In a preliminary hearing Sept. 26 at Superior Court East Kern Branch in Mojave, Judge John Oglesby concluded there is enough evidence on that one count to hold Jason Watson and Brian O'Donnell over for trial.

He dismissed a misdemeanor charge of selling and using illegal fireworks, citing insufficient cause.

The defendants will enter a plea on Oct. 10 and a trial date will be set.

An arson investigator for the Kern County Fire Department testified at the preliminary hearing. The attorneys for the defendants had no comment following the preliminary hearing. The arson investigation office would not comment, citing possible contamination of the jury pool.
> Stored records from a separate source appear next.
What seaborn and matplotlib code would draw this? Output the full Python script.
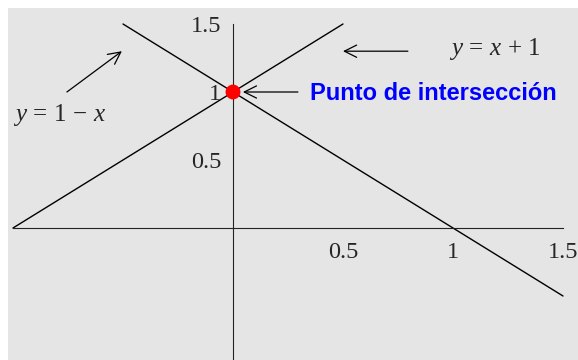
import numpy as np
import pandas as pd
import matplotlib
matplotlib.use("Agg")
import matplotlib.pyplot as plt
import seaborn as sns

# --- data ---
x_up = [-1.0, 0.5]          # y = x + 1
y_up = [0.0, 1.5]
x_down = [-0.5, 1.5]        # y = 1 - x
y_down = [1.5, -0.5]
point_x = [0.0]
point_y = [1.0]
tick_vals = [0.5, 1.0, 1.5]
tick_labels = ["0.5", "1", "1.5"]
label_up = r"$y\,=\,x\,+\,1$"
label_down = r"$y\,=\,1\,-\,x$"
label_point = "Punto de intersección"

sns.set_style("white")
plt.rcParams["font.family"] = ["Liberation Serif", "DejaVu Serif"]
plt.rcParams["mathtext.fontset"] = "custom"
plt.rcParams["mathtext.rm"] = "Liberation Serif"
plt.rcParams["mathtext.it"] = "Liberation Serif:italic"

fig = plt.figure(figsize=(5.78, 3.6), dpi=100)
ax = fig.add_axes([8 / 578, 0, 570 / 578, 352 / 360])
ax.set_facecolor("#e5e5e5")

df_up = pd.DataFrame({"x": x_up, "y": y_up})
df_down = pd.DataFrame({"x": x_down, "y": y_down})
sns.lineplot(data=df_up, x="x", y="y", color="black", lw=1.0, ax=ax)
sns.lineplot(data=df_down, x="x", y="y", color="black", lw=1.0, ax=ax)
sns.scatterplot(x=point_x, y=point_y, color="#ff0000", s=115, edgecolor="none",
                zorder=5, ax=ax)

ax.set_xlim(-1.0227, 1.5682)
ax.set_ylim(-0.9706, 1.6176)

# axes through the origin
for side in ["top", "right"]:
    ax.spines[side].set_visible(False)
ax.spines["left"].set_position(("data", 0))
ax.spines["bottom"].set_position(("data", 0))
ax.spines["left"].set_bounds(-0.9706, 1.5)
ax.spines["bottom"].set_bounds(-1.0, 1.5)
for side in ["left", "bottom"]:
    ax.spines[side].set_color("#222222")
    ax.spines[side].set_linewidth(0.8)

ax.set_xticks(tick_vals)
ax.set_xticklabels(tick_labels)
ax.set_yticks(tick_vals)
ax.set_yticklabels(tick_labels)
ax.tick_params(axis="both", direction="in", length=3, width=0.8,
               color="#222222", labelsize=17.5)
ax.tick_params(axis="x", pad=10)
ax.tick_params(axis="y", pad=8.5)
ax.set_xlabel("")
ax.set_ylabel("")

arrow = dict(arrowstyle="->", lw=0.9, color="black", mutation_scale=22,
             shrinkA=0, shrinkB=0)
ax.annotate("", xy=(-0.505, 1.30), xytext=(-0.755, 1.0), arrowprops=arrow)
ax.annotate("", xy=(0.50, 1.30), xytext=(0.795, 1.30), arrowprops=arrow)
ax.annotate("", xy=(0.045, 1.0), xytext=(0.295, 1.0), arrowprops=arrow)

ax.text(-1.0, 0.787, label_down, fontsize=18, ha="left", va="baseline")
ax.text(0.98, 1.272, label_up, fontsize=18, ha="left", va="baseline")
ax.text(0.35, 0.941, label_point, fontsize=17, fontweight="bold",
        color="#0000ff", family=["Liberation Sans", "DejaVu Sans"],
        ha="left", va="baseline")

fig.savefig("out.png", dpi=100, facecolor="white")
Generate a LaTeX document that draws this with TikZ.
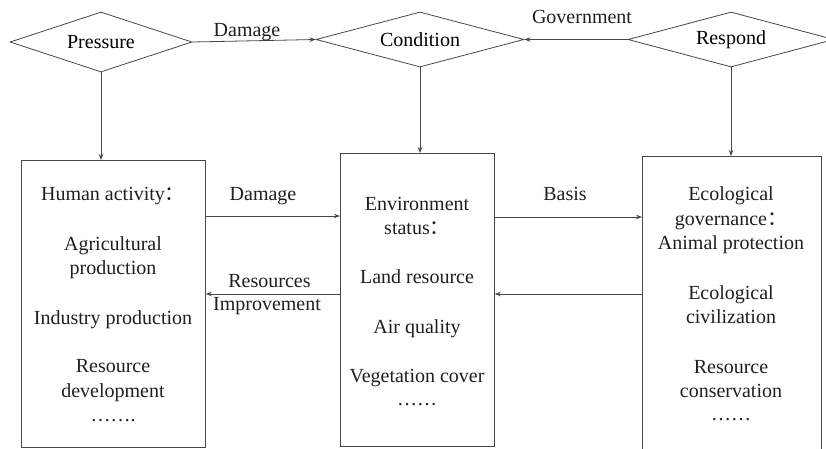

At the site of the burned depot, a group of men from Friends of the Depot for weeks have been scraping and cleaning old bricks unearthed by machines clearing out dirt and debris preparing for renewed construction. The bricks were part of the original foundation and pilasters that are more than 100 years old.

The site now reveals strata that tell the history of the depot. At the lowest level are the bricks, then remnants of charred wood from the first depot fire in 1904, then a black layer of soil that accumulated during the flood decades of the 1930s and 1940s. On top of that layer is three feet of fill that was placed on the site to hold the depot when it was raised off the ground to get above the floodwaters. The fill made the land higher than the surrounding streets.

The bricks possibly will be used in a walkway for the rebuilt depot. The men, after laboriously chipping off old concrete from the bricks, have salvaged more than a pallette of the old foundation material.